- [OBJECTIVE] A single run of lines is to be printed exactly: starting at the line with "Generate a Python" and ending at the line with "from matplotlib.colors import", both included. Leave the pictures out.

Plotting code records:
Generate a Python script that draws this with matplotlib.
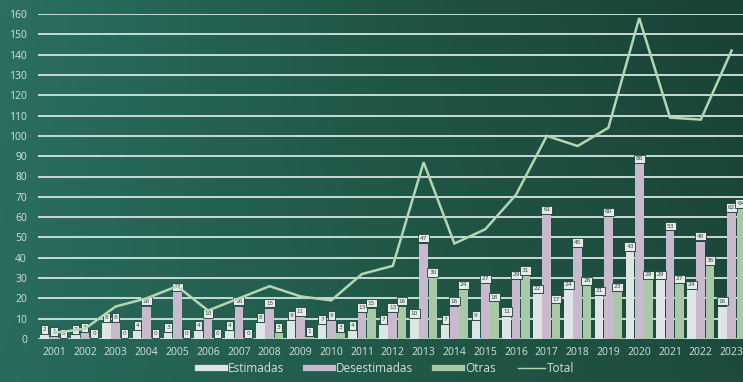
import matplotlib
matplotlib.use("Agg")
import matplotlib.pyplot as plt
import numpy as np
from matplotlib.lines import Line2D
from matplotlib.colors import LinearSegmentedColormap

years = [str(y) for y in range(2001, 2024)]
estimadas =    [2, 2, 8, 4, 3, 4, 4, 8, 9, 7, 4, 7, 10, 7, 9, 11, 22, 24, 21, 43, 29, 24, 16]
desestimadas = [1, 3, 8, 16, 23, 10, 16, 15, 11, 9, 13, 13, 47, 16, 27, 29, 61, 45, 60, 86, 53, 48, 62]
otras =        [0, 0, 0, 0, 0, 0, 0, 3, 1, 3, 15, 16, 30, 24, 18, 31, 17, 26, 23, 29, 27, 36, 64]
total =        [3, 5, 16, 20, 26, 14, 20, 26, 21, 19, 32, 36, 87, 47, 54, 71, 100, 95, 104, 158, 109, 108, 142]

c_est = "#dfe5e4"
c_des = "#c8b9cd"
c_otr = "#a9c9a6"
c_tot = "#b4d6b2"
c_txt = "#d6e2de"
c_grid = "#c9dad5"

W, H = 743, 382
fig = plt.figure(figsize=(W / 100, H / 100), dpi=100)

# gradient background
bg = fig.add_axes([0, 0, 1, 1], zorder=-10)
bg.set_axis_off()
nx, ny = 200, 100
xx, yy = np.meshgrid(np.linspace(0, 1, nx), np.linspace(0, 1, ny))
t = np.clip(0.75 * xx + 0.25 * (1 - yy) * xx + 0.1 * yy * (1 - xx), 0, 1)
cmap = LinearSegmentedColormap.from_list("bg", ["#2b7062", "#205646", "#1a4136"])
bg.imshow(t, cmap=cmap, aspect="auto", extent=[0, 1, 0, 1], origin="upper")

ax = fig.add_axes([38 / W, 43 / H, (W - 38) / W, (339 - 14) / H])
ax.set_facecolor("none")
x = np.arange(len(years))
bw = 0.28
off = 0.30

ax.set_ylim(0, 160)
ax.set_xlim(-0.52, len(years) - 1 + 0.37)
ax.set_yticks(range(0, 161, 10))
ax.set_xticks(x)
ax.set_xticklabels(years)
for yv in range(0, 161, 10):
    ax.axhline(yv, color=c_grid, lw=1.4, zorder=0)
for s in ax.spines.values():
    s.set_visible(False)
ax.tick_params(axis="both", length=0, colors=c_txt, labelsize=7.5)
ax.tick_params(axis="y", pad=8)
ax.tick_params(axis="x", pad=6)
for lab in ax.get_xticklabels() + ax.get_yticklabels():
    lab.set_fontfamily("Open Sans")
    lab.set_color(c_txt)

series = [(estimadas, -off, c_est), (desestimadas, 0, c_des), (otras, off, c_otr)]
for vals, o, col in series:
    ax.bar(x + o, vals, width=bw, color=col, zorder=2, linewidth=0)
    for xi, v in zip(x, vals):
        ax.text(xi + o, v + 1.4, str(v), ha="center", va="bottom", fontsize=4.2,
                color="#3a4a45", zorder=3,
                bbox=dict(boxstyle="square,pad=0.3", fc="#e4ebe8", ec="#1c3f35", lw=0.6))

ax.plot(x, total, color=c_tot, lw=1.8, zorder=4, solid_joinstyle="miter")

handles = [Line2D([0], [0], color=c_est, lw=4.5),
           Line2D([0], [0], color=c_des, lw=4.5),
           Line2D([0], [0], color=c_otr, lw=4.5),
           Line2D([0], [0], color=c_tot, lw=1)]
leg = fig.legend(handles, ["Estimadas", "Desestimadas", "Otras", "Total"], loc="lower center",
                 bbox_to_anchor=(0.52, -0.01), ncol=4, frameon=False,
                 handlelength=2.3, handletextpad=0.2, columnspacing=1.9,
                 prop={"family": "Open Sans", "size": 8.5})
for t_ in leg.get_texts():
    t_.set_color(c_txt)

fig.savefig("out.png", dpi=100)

* * *

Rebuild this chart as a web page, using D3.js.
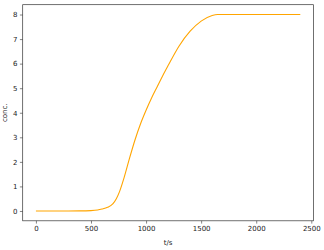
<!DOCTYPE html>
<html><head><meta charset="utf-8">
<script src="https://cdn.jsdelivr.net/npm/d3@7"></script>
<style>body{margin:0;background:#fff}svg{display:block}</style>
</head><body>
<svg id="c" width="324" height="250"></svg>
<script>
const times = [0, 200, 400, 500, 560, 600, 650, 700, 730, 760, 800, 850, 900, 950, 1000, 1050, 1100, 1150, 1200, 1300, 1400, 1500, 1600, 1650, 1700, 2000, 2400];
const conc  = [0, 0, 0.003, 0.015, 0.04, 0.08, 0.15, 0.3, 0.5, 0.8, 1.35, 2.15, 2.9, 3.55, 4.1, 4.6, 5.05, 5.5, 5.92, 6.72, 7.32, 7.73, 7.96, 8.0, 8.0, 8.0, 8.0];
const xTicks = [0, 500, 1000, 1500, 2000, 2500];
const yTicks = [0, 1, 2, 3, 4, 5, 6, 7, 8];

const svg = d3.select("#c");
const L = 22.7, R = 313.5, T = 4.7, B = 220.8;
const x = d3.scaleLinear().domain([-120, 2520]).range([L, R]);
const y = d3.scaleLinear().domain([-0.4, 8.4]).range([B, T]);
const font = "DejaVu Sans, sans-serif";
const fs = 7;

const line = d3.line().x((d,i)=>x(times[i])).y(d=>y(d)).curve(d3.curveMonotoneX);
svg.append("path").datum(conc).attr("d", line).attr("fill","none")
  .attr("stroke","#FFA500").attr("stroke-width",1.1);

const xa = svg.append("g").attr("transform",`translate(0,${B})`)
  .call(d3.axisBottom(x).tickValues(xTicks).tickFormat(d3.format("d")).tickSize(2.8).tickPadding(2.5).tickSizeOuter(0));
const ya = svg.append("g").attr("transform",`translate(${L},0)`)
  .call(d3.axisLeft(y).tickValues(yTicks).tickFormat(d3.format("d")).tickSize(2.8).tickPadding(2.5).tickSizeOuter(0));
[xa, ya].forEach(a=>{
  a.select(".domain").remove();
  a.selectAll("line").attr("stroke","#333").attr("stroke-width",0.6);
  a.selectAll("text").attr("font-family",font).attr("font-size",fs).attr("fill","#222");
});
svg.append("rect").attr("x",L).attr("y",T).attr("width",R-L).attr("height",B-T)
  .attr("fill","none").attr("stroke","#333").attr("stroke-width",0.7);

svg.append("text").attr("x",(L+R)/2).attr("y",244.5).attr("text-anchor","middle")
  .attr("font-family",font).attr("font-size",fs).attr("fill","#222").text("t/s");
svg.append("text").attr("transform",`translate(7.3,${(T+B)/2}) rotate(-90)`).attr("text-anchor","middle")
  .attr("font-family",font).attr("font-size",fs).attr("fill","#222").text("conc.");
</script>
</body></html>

- [ANSWER TO THE TASK]
Generate a Python script that draws this with matplotlib.
import matplotlib
matplotlib.use("Agg")
import matplotlib.pyplot as plt
import numpy as np
from matplotlib.lines import Line2D
from matplotlib.colors import LinearSegmentedColormap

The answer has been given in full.